- [Instruction] Set down the data below without change, skipping the pictures it holds.
============
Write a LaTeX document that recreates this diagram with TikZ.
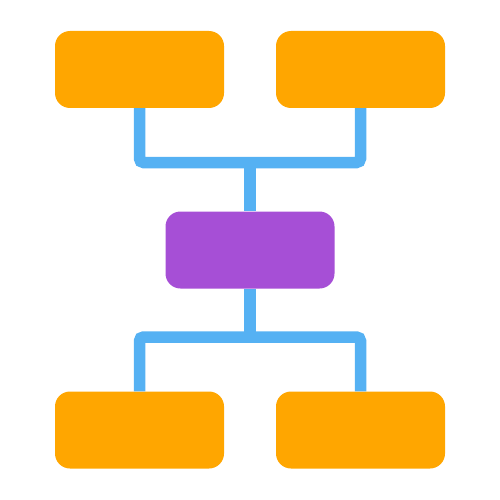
\documentclass[tikz,border=0pt]{standalone}
\definecolor{boxorange}{HTML}{FFA600}
\definecolor{boxpurple}{HTML}{A64FD6}
\definecolor{linkblue}{HTML}{55B1F3}
\begin{document}
\begin{tikzpicture}[x=1pt,y=-1pt,
  box/.style={rounded corners=15pt, minimum width=169pt, minimum height=77pt, inner sep=0pt, draw=none},
  link/.style={draw=linkblue, line width=11.5pt, rounded corners=4pt}]
\useasboundingbox (0,0) rectangle (500,500);
\node[box, fill=boxorange] (tl) at (139.5,69.5) {};
\node[box, fill=boxorange] (tr) at (360.5,69.5) {};
\node[box, fill=boxpurple] (mid) at (250,250) {};
\node[box, fill=boxorange] (bl) at (139.5,430) {};
\node[box, fill=boxorange] (br) at (360.5,430) {};
\coordinate (jt) at (250,162.5);
\coordinate (jb) at (250,337);
\draw[link] (tl.south) |- (jt) -| (tr.south);
\draw[link] (jt) -- (mid.north);
\draw[link] (bl.north) |- (jb) -| (br.north);
\draw[link] (jb) -- (mid.south);
\end{tikzpicture}
\end{document}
============
- [Solution for this exercise]
Write a LaTeX document that recreates this diagram with TikZ.
\documentclass[tikz,border=0pt]{standalone}
\definecolor{boxorange}{HTML}{FFA600}
\definecolor{boxpurple}{HTML}{A64FD6}
\definecolor{linkblue}{HTML}{55B1F3}
\begin{document}
\begin{tikzpicture}[x=1pt,y=-1pt,
  box/.style={rounded corners=15pt, minimum width=169pt, minimum height=77pt, inner sep=0pt, draw=none},
  link/.style={draw=linkblue, line width=11.5pt, rounded corners=4pt}]
\useasboundingbox (0,0) rectangle (500,500);
\node[box, fill=boxorange] (tl) at (139.5,69.5) {};
\node[box, fill=boxorange] (tr) at (360.5,69.5) {};
\node[box, fill=boxpurple] (mid) at (250,250) {};
\node[box, fill=boxorange] (bl) at (139.5,430) {};
\node[box, fill=boxorange] (br) at (360.5,430) {};
\coordinate (jt) at (250,162.5);
\coordinate (jb) at (250,337);
\draw[link] (tl.south) |- (jt) -| (tr.south);
\draw[link] (jt) -- (mid.north);
\draw[link] (bl.north) |- (jb) -| (br.north);
\draw[link] (jb) -- (mid.south);
\end{tikzpicture}
\end{document}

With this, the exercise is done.